Together, they are expected to unveil a funding proposal for an MLS stadium in October. The stadium will house 30,000 seats.

Vanderbilt made the right move to ultimately save its football program and save its athletics reputation. The Vanderbilt administration after so many years of neglect, finally listened to all of the Vandy faithful.

Many older generations of fans, and all those that remain loyal spent childhood memories there, and simply put – college football belongs on campus to benefit everyone involved. Ask Tulane who recently moved back to campus in 2014 because of attendance decline.

Additionally, Georgia fans took over Notre Dame’s stadium in Week 2 traveling in absolute masses. So, there’s that Vanderbilt attendance narrative.

Many Commodore supporters had warned that a program that has historically struggled with attendance would face even more troubles.

James Franklin, Vanderbilt’s most successful football coach to date, rallied the fan base together. Now after a period of adjustment for then first time Head Coach Derek Mason, he seems to be on the right track as well.

Consistent winning will tremendously aid attendance issues, given that the Vanderbilt faithful haven’t had much to cheer about with the exception of select seasons.

Build the fans trust.

A successful football program will do wonders for the exposure of the school itself, and Vanderbilt’s other programs like basketball need to see support as well in terms of facility renovation to keep momentum going.

Vanderbilt started the 2017 season 3-1, and looks to head another bowl game while also becoming a potential force within the SEC East.

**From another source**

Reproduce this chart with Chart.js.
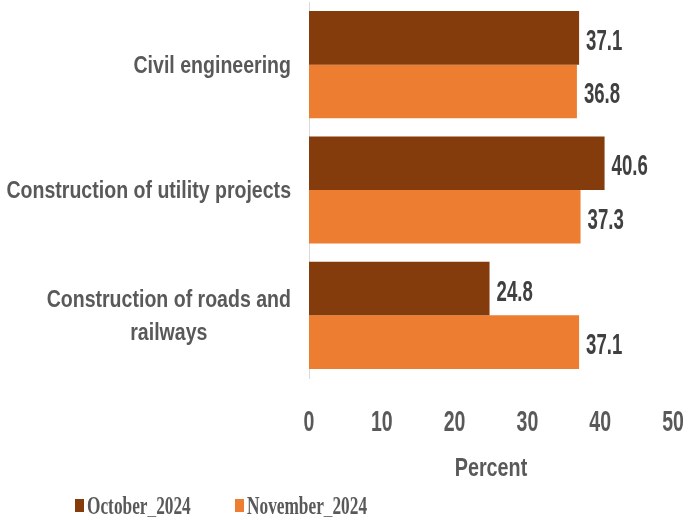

Moreover, the off-campus stadium would be used against the ‘Dores on the recruiting trail, as current commitments expressed their displeasure. Vanderbilt currently has the 30th ranked class in the country according to 247 Sports.

The question now is will the Vanderbilt administration step up to the plate and reach out to additional avenues for outsourced fundraising for Vanderbilt Stadium?

Well, even with no upgrades, it’s much better than the off-campus option.

Perhaps everyone will have to play the waiting game for those upgrades, too.

But the one positive in this whole ordeal is the Vanderbilt community and Commodore fans were taken seriously for the first time in quite a long time— and that’s something you can hang your hat on.

The Commodores face No. 21 Florida on Saturday in Gainesville with kickoff set for 11 a.m. on ESPN.

The ‘Dores return home for Homecoming with a matchup against No. 7 Georgia on Oct. 7.